Thanks to the advent of technologies like Cloud Computing, the idea of computation offloading of robotic tasks is more than feasible. Therefore, it is possible to use legacy embedded systems for computationally heavy tasks like navigation or artificial vision, hence extending its lifespan. In this chapter we apply Cloud Computing for building a Cloud-Based 3D Point Cloud extractor for stereo images. The objective is to have a dynamically scalable solution (one of Cloud Computing’s most important features) and applicable to near real-time scenarios. This last feature brings several challenges that must be addressed: meeting of deadlines, stability, limitation of communication technologies. All those elements will be thoroughly analyzed in this chapter, providing experimental results that prove the efficacy of the solution.
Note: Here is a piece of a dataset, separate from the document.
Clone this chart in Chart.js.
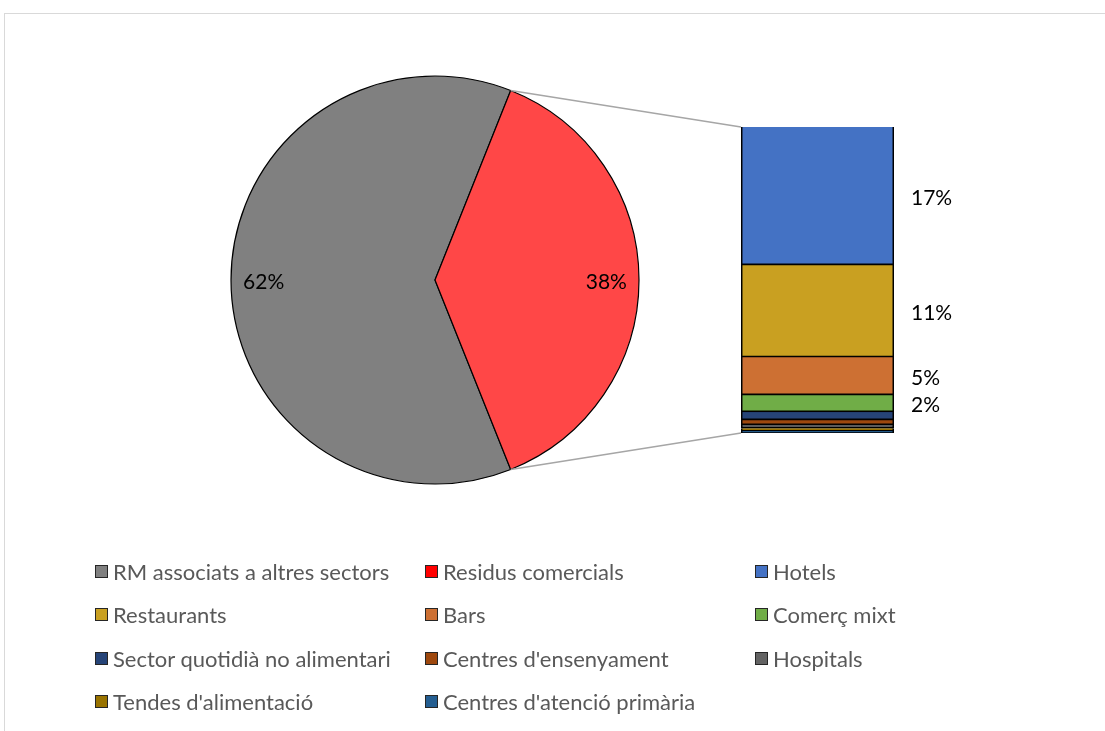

At the end of the chapter, a successful use case of the platform is explained: navigation assistance.

Keywords

Cloud computing Computation offloading Robotics Dynamic scalability 

Notes

Acknowledgments

The work shown in this chapter has been supported by the Spanish grant (with support from the European Regional Development Fund) BIOSENSE (TEC2012-37868-C04-02/01) and by Andalusian Regional Excellence Research Project grant (with support from the European Regional Development Fund) MINERVA (P12-TIC-1300). We wish to thank also Prof. D. Cascado for his interesting comments.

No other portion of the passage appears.